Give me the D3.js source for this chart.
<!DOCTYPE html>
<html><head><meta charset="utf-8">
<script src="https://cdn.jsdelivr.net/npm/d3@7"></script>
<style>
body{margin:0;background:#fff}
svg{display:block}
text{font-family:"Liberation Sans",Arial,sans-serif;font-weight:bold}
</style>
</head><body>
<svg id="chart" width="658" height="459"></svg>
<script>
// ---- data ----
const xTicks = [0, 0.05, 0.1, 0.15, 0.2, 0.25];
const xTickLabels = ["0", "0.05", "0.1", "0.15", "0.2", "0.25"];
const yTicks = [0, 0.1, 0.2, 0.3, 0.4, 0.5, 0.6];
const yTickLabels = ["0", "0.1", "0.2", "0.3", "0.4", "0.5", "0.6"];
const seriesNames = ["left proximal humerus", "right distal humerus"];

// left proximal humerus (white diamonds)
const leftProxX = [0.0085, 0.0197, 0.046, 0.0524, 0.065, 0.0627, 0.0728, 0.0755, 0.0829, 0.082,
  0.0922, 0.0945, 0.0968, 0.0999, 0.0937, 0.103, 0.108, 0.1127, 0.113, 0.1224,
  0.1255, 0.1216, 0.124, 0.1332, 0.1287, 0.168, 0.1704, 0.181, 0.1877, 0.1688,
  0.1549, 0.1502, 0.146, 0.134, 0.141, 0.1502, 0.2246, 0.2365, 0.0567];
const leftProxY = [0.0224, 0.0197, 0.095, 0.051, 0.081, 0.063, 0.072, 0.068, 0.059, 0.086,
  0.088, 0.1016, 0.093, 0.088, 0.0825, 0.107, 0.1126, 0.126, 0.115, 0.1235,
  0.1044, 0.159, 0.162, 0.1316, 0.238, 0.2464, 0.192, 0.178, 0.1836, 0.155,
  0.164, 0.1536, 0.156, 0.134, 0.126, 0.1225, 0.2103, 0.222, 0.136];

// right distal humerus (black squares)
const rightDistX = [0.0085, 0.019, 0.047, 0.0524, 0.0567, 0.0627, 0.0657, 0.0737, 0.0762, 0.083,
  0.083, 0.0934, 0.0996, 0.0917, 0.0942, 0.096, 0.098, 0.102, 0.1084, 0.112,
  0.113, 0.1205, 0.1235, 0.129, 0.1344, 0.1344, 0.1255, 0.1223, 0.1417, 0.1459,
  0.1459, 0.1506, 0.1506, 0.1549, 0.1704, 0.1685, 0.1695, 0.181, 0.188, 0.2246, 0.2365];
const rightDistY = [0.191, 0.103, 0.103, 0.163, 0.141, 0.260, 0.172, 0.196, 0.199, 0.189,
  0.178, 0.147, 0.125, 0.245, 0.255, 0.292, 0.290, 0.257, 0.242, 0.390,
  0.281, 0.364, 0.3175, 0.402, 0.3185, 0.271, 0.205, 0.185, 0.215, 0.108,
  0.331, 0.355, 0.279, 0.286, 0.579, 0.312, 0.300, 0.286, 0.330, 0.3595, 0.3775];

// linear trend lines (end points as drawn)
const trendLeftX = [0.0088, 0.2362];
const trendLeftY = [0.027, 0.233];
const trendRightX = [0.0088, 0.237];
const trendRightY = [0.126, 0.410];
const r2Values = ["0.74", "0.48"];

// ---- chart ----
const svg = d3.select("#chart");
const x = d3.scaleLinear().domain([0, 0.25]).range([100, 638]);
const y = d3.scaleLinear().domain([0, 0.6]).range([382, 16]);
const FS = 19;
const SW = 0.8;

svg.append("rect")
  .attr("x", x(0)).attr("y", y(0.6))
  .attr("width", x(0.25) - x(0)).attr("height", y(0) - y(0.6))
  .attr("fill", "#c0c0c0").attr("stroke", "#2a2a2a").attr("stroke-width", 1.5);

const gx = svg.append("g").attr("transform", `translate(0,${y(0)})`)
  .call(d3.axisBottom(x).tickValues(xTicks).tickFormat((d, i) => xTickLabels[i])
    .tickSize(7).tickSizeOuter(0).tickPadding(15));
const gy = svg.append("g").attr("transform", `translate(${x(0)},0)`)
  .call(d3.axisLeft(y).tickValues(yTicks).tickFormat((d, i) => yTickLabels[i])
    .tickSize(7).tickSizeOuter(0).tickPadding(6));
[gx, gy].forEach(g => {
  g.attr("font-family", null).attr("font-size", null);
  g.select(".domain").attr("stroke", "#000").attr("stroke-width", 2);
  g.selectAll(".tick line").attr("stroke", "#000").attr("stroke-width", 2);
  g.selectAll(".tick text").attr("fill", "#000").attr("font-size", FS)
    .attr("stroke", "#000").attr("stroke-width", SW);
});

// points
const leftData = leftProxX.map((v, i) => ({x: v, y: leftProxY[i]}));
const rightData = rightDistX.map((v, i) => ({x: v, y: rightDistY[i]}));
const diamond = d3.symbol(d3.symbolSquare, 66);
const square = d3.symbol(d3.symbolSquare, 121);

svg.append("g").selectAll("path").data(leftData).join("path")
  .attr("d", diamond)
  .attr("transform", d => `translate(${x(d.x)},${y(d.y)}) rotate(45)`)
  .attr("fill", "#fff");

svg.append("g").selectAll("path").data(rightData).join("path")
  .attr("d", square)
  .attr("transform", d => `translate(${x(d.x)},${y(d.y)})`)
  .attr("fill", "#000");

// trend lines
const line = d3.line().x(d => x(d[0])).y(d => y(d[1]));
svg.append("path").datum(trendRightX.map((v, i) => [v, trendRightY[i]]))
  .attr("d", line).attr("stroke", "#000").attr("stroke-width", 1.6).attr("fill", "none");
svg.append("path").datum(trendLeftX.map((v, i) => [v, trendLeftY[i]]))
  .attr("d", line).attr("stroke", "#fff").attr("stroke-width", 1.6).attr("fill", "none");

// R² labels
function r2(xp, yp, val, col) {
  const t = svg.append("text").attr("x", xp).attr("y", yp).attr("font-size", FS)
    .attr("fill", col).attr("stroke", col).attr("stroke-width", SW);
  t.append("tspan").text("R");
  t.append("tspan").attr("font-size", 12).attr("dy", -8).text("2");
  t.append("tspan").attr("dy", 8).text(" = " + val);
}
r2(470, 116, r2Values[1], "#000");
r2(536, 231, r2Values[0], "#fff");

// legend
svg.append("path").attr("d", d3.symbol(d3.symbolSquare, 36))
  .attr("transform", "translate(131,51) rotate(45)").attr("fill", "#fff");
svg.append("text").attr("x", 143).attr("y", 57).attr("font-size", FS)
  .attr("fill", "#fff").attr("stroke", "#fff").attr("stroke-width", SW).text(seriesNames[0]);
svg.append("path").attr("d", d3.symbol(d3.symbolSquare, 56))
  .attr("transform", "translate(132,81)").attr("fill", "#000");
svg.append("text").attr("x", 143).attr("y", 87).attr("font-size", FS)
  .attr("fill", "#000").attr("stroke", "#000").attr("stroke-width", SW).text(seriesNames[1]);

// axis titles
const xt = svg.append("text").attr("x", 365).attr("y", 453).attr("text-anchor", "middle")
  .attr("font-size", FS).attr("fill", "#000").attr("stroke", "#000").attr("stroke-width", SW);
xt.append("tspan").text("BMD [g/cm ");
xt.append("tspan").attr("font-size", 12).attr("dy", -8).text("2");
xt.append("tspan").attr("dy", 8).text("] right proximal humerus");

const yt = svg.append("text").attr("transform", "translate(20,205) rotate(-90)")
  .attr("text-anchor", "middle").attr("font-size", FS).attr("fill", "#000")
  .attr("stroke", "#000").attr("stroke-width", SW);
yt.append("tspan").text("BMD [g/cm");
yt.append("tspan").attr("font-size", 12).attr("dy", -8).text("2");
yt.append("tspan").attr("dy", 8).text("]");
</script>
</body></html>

○ ○ ○

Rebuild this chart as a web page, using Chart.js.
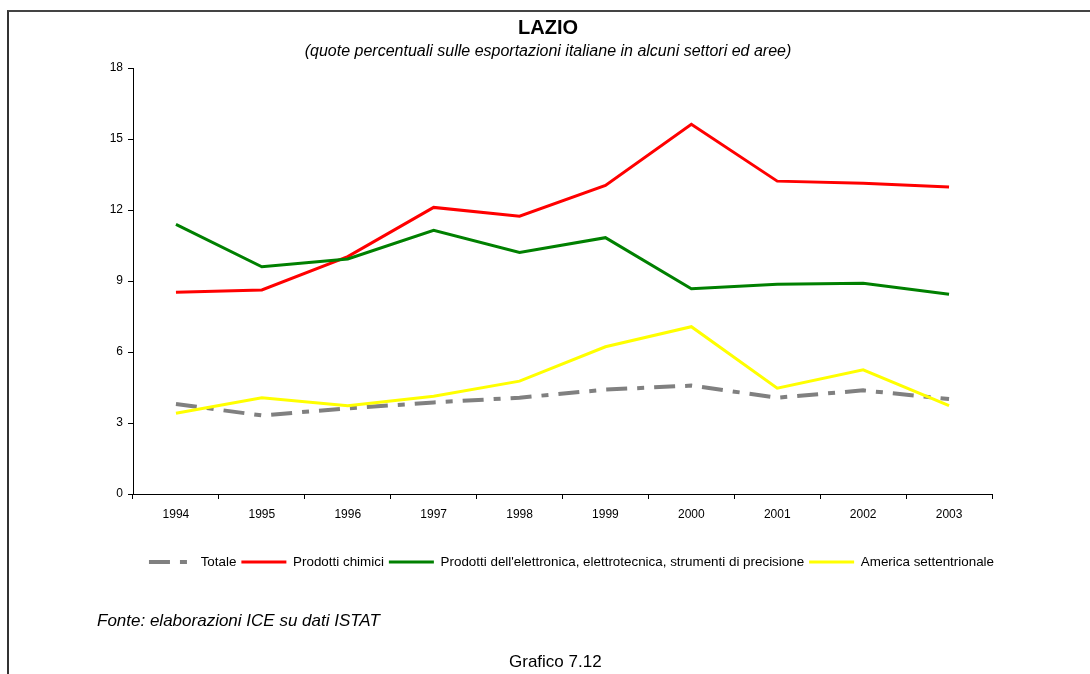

○ ○ ○

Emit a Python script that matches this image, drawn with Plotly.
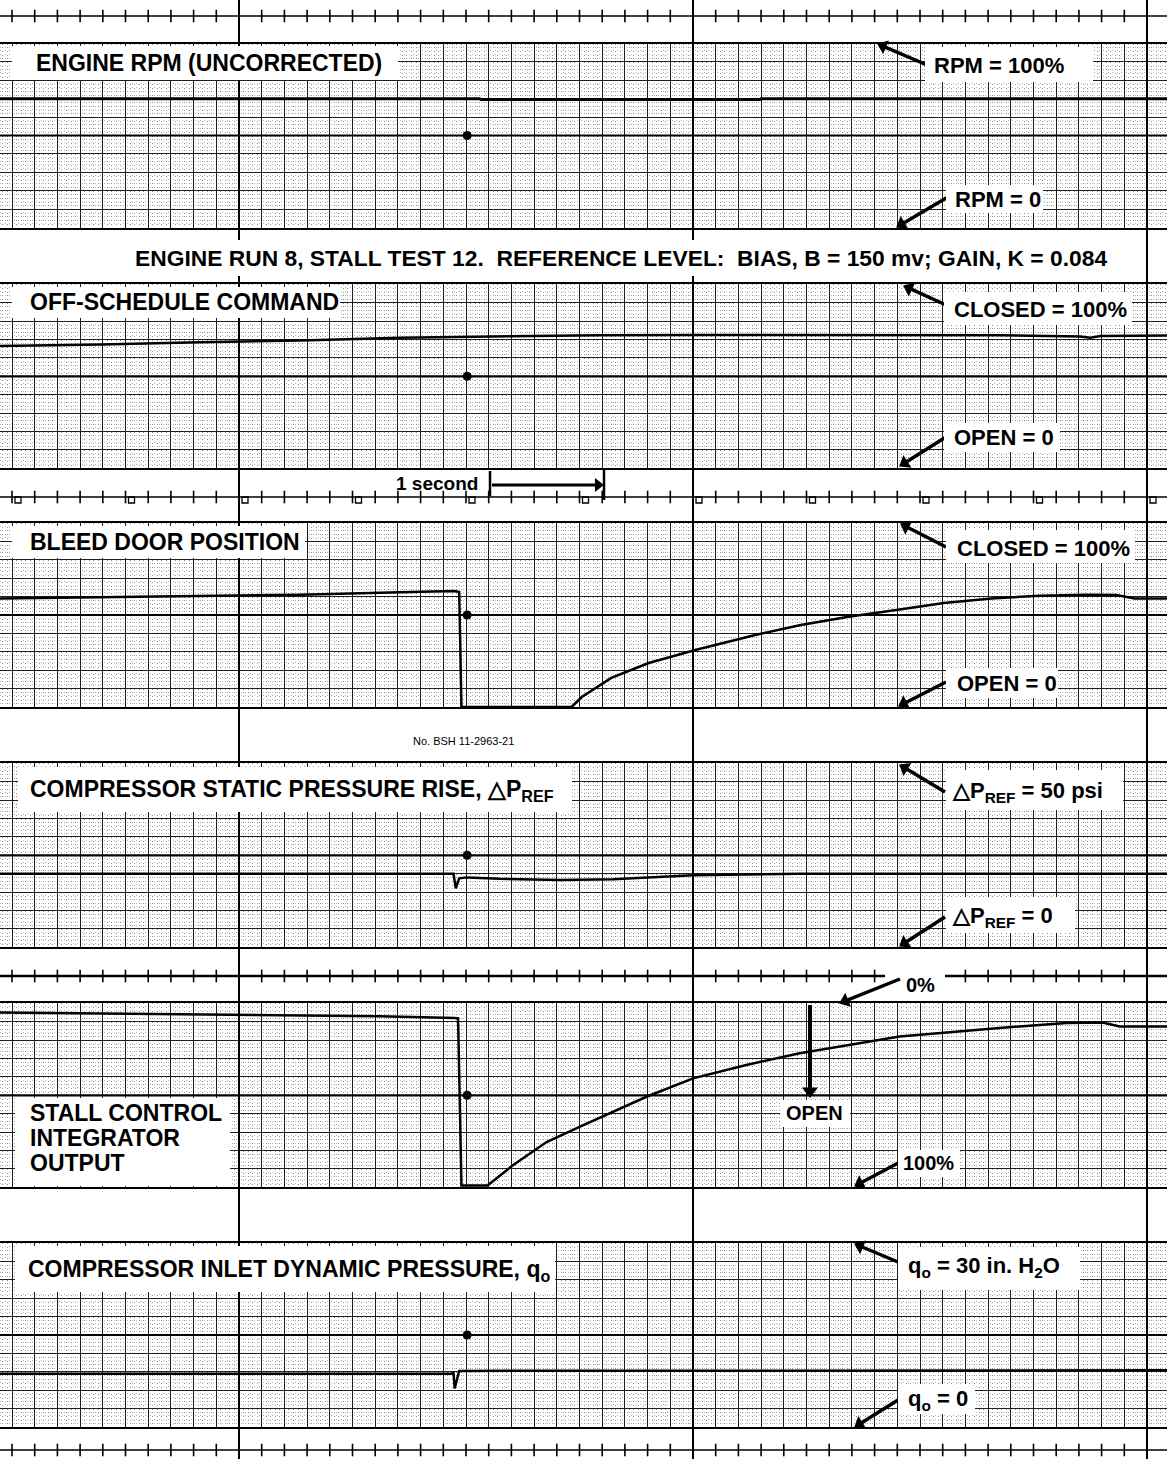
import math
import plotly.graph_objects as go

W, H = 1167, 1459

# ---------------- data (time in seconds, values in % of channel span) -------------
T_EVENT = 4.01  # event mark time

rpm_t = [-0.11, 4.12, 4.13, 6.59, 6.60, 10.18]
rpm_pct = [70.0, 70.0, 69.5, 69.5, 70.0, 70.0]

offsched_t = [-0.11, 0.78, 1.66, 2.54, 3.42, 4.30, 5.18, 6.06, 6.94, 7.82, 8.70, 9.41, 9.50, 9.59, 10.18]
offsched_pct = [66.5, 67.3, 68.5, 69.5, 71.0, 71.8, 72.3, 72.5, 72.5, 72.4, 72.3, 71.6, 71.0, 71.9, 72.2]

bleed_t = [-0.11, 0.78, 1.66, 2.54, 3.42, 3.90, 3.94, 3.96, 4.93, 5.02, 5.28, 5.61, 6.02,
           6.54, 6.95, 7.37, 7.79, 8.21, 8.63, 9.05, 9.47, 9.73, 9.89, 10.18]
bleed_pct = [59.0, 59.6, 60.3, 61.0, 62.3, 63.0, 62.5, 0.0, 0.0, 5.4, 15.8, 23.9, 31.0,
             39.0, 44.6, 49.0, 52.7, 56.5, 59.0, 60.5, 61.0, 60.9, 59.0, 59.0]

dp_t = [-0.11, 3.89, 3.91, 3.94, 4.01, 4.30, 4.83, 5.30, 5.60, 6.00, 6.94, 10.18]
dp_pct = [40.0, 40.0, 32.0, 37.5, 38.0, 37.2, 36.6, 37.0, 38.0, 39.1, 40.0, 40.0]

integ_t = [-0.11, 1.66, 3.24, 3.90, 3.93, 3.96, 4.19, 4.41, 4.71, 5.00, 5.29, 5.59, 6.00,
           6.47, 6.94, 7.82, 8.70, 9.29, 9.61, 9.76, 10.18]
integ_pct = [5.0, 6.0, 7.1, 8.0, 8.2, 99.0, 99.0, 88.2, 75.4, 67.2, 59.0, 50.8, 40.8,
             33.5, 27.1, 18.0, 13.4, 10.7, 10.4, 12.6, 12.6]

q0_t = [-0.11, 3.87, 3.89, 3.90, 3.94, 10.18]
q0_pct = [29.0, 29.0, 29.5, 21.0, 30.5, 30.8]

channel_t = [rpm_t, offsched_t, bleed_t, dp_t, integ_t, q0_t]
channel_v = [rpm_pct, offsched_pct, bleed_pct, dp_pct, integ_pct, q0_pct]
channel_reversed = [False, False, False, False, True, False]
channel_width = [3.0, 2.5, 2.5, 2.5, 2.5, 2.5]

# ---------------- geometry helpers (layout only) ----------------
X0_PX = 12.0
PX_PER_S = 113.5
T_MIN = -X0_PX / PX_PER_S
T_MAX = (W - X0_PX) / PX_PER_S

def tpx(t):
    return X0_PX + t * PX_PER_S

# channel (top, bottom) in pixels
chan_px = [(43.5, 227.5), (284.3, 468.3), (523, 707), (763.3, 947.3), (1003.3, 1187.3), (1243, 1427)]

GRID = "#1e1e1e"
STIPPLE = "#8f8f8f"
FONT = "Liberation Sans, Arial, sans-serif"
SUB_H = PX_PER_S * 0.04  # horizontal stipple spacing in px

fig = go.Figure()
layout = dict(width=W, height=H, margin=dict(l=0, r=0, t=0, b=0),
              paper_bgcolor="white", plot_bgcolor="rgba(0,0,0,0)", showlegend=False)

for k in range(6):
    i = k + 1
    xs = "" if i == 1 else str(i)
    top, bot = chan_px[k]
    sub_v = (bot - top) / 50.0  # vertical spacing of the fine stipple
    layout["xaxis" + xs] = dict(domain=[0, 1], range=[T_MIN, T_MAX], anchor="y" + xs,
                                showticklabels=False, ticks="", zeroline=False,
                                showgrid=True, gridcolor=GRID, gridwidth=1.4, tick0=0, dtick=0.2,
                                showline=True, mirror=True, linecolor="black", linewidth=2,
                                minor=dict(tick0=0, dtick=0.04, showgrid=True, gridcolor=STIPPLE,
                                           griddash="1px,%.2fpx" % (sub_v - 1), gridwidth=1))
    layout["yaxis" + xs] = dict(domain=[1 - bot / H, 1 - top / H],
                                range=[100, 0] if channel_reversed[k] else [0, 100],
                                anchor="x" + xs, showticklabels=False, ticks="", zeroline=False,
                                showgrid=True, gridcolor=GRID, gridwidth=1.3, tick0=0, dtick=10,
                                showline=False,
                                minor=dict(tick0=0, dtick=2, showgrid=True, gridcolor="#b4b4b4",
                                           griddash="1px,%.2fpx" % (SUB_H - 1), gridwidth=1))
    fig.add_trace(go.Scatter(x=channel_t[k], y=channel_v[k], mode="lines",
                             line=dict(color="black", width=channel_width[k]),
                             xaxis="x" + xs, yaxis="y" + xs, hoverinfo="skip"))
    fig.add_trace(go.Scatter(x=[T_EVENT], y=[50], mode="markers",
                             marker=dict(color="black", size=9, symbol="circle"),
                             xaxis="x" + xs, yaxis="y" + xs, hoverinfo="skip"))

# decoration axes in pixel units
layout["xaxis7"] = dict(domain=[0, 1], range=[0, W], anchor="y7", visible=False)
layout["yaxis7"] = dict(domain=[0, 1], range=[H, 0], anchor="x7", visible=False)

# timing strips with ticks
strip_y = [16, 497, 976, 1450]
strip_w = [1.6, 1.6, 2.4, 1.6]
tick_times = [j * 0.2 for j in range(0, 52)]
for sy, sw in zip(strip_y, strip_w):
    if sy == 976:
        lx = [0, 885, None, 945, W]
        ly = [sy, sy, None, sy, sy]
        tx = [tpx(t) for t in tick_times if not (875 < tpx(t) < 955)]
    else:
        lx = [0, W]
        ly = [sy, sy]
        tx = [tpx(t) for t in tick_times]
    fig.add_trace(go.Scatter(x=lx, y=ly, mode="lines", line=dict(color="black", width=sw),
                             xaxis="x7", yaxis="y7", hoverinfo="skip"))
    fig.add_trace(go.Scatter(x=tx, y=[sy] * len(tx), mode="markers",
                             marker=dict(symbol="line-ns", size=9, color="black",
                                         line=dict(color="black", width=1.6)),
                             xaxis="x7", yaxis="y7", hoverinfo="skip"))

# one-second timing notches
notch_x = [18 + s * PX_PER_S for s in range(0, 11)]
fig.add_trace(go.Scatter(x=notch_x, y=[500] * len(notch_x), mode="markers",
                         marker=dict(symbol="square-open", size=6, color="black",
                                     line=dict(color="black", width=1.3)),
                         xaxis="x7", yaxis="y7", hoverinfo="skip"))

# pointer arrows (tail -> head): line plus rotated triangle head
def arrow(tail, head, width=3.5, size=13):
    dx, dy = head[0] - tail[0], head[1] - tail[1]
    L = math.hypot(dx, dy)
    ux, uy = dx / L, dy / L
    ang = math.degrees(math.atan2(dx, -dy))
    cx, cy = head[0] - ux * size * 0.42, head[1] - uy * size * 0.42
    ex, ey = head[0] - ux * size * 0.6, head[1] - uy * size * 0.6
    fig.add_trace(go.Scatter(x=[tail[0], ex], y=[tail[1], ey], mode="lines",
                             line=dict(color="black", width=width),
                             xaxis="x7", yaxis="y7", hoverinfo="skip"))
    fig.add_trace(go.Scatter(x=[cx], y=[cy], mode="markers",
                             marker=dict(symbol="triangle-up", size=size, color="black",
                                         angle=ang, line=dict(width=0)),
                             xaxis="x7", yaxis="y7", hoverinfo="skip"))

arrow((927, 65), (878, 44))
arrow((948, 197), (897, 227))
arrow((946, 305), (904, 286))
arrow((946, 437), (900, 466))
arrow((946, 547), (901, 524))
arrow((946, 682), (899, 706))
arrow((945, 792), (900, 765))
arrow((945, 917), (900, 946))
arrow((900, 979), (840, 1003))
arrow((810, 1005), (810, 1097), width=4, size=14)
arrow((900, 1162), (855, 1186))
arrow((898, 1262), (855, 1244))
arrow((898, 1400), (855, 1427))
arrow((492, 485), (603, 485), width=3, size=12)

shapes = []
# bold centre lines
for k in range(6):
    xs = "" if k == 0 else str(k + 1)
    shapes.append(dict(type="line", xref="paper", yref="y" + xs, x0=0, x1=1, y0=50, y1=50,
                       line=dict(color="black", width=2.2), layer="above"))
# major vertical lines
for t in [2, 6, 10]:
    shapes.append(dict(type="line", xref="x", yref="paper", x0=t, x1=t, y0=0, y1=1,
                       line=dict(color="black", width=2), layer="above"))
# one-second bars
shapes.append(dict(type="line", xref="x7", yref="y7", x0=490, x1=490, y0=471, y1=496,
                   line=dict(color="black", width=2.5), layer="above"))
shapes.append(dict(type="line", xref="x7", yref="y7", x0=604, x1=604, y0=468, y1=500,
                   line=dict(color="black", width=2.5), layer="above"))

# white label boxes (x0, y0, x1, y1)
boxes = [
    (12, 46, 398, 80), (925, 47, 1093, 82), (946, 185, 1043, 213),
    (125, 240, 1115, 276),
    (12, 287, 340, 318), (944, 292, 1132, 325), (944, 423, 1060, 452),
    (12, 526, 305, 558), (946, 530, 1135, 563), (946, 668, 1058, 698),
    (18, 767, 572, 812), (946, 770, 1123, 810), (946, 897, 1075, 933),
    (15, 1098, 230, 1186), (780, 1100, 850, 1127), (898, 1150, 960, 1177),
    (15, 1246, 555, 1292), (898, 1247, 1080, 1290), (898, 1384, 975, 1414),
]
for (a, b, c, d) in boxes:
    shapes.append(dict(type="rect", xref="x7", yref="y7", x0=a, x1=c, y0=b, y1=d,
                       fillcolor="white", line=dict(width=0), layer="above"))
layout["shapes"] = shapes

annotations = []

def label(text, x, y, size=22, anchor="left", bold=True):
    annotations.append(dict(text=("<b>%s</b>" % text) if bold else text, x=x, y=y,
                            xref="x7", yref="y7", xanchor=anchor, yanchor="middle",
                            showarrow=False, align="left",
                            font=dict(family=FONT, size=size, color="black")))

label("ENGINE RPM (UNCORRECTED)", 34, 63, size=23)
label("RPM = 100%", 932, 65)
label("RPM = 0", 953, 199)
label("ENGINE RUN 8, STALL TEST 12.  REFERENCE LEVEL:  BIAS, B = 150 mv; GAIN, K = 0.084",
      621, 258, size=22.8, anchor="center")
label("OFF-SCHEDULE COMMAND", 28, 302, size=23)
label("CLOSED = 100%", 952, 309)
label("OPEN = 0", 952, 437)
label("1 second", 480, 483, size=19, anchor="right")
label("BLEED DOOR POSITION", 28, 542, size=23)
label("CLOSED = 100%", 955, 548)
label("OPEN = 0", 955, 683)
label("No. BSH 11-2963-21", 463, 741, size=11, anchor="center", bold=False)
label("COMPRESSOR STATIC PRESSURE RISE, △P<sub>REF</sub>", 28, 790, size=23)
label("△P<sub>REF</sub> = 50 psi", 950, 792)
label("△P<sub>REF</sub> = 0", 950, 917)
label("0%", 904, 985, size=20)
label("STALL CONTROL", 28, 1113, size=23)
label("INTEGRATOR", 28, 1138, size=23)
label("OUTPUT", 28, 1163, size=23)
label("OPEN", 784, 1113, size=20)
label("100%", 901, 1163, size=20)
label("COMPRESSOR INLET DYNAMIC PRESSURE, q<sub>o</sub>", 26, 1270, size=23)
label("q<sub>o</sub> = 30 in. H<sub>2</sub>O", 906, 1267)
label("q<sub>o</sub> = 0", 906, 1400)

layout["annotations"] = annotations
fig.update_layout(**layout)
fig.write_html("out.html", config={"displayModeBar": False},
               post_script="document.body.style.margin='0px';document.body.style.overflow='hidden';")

○ ○ ○

**Direction:** Set down, without pictures, the lines between the line holding "Emit a Python" and the line holding "39.1, 40.0, 40.0]", both inclusive.

**Exercise response:**
Emit a Python script that matches this image, drawn with Plotly.
import math
import plotly.graph_objects as go

W, H = 1167, 1459

# ---------------- data (time in seconds, values in % of channel span) -------------
T_EVENT = 4.01  # event mark time

rpm_t = [-0.11, 4.12, 4.13, 6.59, 6.60, 10.18]
rpm_pct = [70.0, 70.0, 69.5, 69.5, 70.0, 70.0]

offsched_t = [-0.11, 0.78, 1.66, 2.54, 3.42, 4.30, 5.18, 6.06, 6.94, 7.82, 8.70, 9.41, 9.50, 9.59, 10.18]
offsched_pct = [66.5, 67.3, 68.5, 69.5, 71.0, 71.8, 72.3, 72.5, 72.5, 72.4, 72.3, 71.6, 71.0, 71.9, 72.2]

bleed_t = [-0.11, 0.78, 1.66, 2.54, 3.42, 3.90, 3.94, 3.96, 4.93, 5.02, 5.28, 5.61, 6.02,
           6.54, 6.95, 7.37, 7.79, 8.21, 8.63, 9.05, 9.47, 9.73, 9.89, 10.18]
bleed_pct = [59.0, 59.6, 60.3, 61.0, 62.3, 63.0, 62.5, 0.0, 0.0, 5.4, 15.8, 23.9, 31.0,
             39.0, 44.6, 49.0, 52.7, 56.5, 59.0, 60.5, 61.0, 60.9, 59.0, 59.0]

dp_t = [-0.11, 3.89, 3.91, 3.94, 4.01, 4.30, 4.83, 5.30, 5.60, 6.00, 6.94, 10.18]
dp_pct = [40.0, 40.0, 32.0, 37.5, 38.0, 37.2, 36.6, 37.0, 38.0, 39.1, 40.0, 40.0]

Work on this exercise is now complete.